El espacio entre las dos. Ese aire que las separa y las envuelve. La conexión.

“La mujer rota es la víctima estupefacta de la vida que ella misma eligió: una dependencia conyugal que la deja despojada de todo y de su ser mismo cuando el amor le es rehusado. (…) No se vive más que una sola vida, pero, por la simpatía, a veces es posible salirse de la propia piel.” reza Simone De Beauvoir en su libro “La mujer rota”, como preámbulo a los tres relatos de soledad y fracaso amoroso que lo componen, y contra este mandato de amor romántico y desolación que a casi todas espera, es que luchan las protagonistas del filme de Haynes. Un melodrama tradicional y trágico, porque su esencia misma así lo requiere, en el que los personajes atraviesan las consecuencias inevitables de la pérdida, del duelo que genera quitarse las vendas y destruir el mito romántico que nos enseñaron del amor. Todos aquí son el sufrimiento que nace de esta desidealización. Lo que no quita que haya lugar y espacio para la reconstrucción. Porque es en este recomponerse como vislumbramos el epílogo de Carol, en este único momento de movimientos desconcertados, de exteriorización formal de la emoción interna de los personajes: en esos ojos cámara que la acompañan en su recorrido, que la miran de frente y que vibran junto con ella.
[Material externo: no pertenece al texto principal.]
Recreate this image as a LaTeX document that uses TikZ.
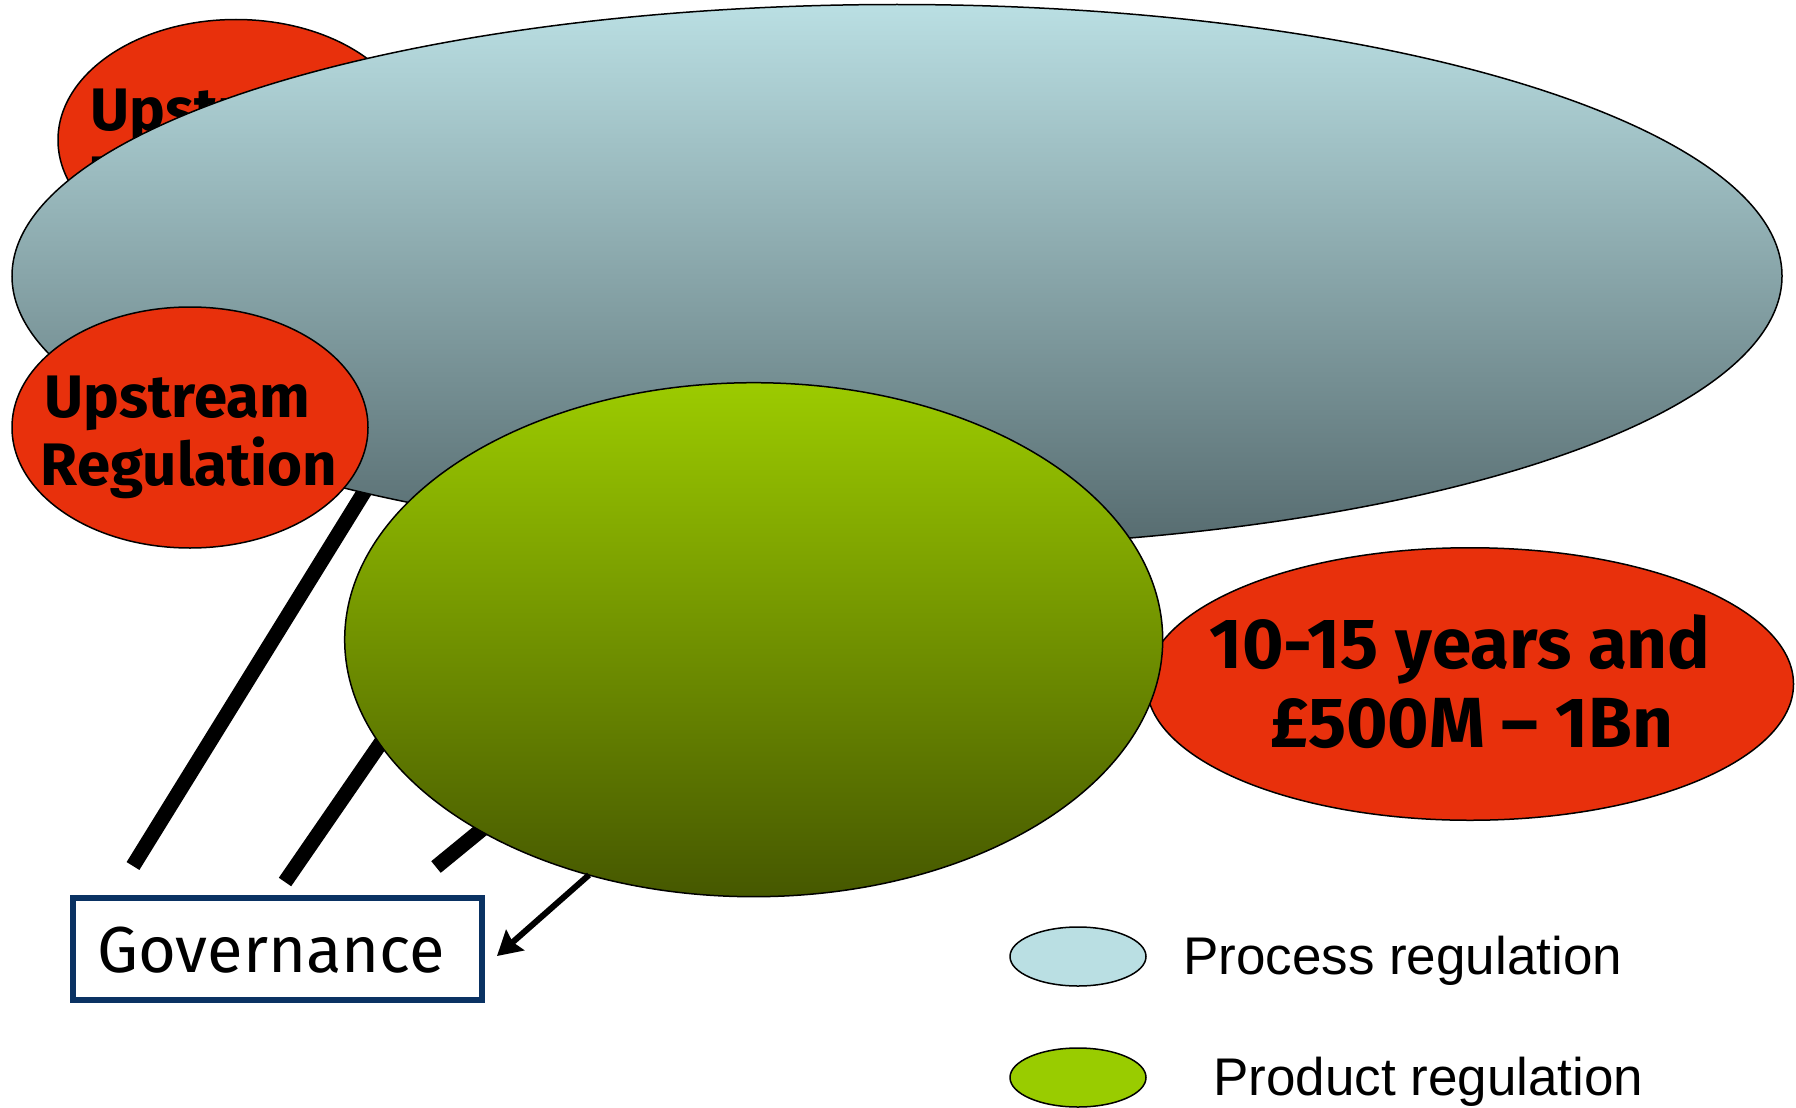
\documentclass[tikz,border=0pt]{standalone}
\usepackage{fontspec}
\setmainfont{Liberation Sans}
\newfontfamily\comicfont{Fira Sans}
\usetikzlibrary{shapes.geometric,arrows.meta}
\definecolor{redfill}{HTML}{E8300C}
\definecolor{bluetop}{HTML}{BADFE3}
\definecolor{bluebot}{HTML}{566B6F}
\definecolor{greentop}{HTML}{9CCB00}
\definecolor{greenbot}{HTML}{465800}
\definecolor{navy}{HTML}{0A3263}
\definecolor{legblue}{HTML}{BADFE3}
\definecolor{leggreen}{HTML}{99CC00}
\begin{document}
\begin{tikzpicture}[x=1pt,y=-1pt,
  ell/.style={ellipse, draw=black, line width=1.5pt, inner sep=0pt, outer sep=0pt},
  redell/.style={ell, fill=redfill, minimum width=356pt, minimum height=241pt},
  redtxt/.style={font=\comicfont\bfseries\fontsize{60pt}{68pt}\selectfont, inner sep=0pt, anchor=base},
  bigtxt/.style={font=\comicfont\bfseries\fontsize{71pt}{79pt}\selectfont, inner sep=0pt, anchor=base},
  govtxt/.style={font=\comicfont\fontsize{65pt}{70pt}\selectfont, inner sep=0pt, anchor=base west},
  legtxt/.style={font=\fontsize{53pt}{60pt}\selectfont, inner sep=0pt, anchor=base west},
  legell/.style={ell, minimum width=136pt, minimum height=59pt},
  thickline/.style={line width=15pt, line cap=butt, draw=black},
  thinarrow/.style={line width=6pt, draw=black, -{Stealth[length=24pt, width=27pt, inset=3pt]}}
]
\useasboundingbox (0,0) rectangle (1796,1108);
\fill[white] (0,0) rectangle (1796,1108);

% hidden upper copy of the upstream ellipse
\node[redell] (upA) at (236,140) {};
\node[redtxt] (upAa) at (223.5,130) {Upstream};
\node[redtxt] (upAb) at (237,198) {Regulation};

% connector ends
\coordinate (l1a) at (133,866);
\coordinate (l1b) at (400,434);
\coordinate (l2a) at (285,882);
\coordinate (l2b) at (420,686);
\coordinate (l3a) at (436,867);
\coordinate (l3b) at (530,790);
\coordinate (arrtip) at (497,956);

\draw[thickline] (l1a) -- (l1b);
\draw[thickline] (l2a) -- (l2b);
\draw[thickline] (l3a) -- (l3b);

% process regulation ellipse
\node[ell, top color=bluetop, bottom color=bluebot, minimum width=1770pt, minimum height=543pt] (proc) at (897,276) {};

% lower upstream ellipse
\node[redell] (upB) at (190,427.5) {};
\node[redtxt] (upBa) at (177.5,417) {Upstream};
\node[redtxt] (upBb) at (189,485) {Regulation};

% right cost ellipse
\node[ell, fill=redfill, minimum width=647pt, minimum height=272.5pt] (cost) at (1470,684) {};
\node[bigtxt] (costa) at (1460,668) {10-15 years and};
\node[bigtxt] (costb) at (1472,747) {£500M – 1Bn};

% product regulation ellipse
\node[ell, top color=greentop, bottom color=greenbot, minimum width=818pt, minimum height=514pt] (prod) at (753.7,639.7) {};

\draw[thinarrow] (prod.235.8) -- (arrtip);

% governance
\node[draw=navy, line width=6pt, minimum width=408.6pt, minimum height=102.8pt, inner sep=0pt] (gov) at (277.2,949) {};
\node[govtxt] (govt) at (97,972) {Governance};

% legend
\node[legell, fill=legblue] (legA) at (1078,956.5) {};
\node[legtxt] (legAt) at (1183,974) {Process regulation};
\node[legell, fill=leggreen] (legB) at (1078,1077.5) {};
\node[legtxt] (legBt) at (1213,1095) {Product regulation};
\end{tikzpicture}
\end{document}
En el final esperanzado de este entramado magistralmente articulado, simple ante una rápida y primera mirada, sesgada posiblemente por la apariencia de esta ventana a la distancia que es nuestra pantalla, pero en la que es necesaria abrir y traspasar; ahondar para así encontrar la oscuridad y los símbolos que se esconden tras las sombras. Toparse con la libertad allí donde no nos ven, o mejor dicho, permitirse la libertad de ser así descubiertos, en la verdad del amor emancipado. Como todas las mujeres reconstruidas que dejan de ser víctimas y pasan a ser protagonistas. Empoderadas, y en movimiento.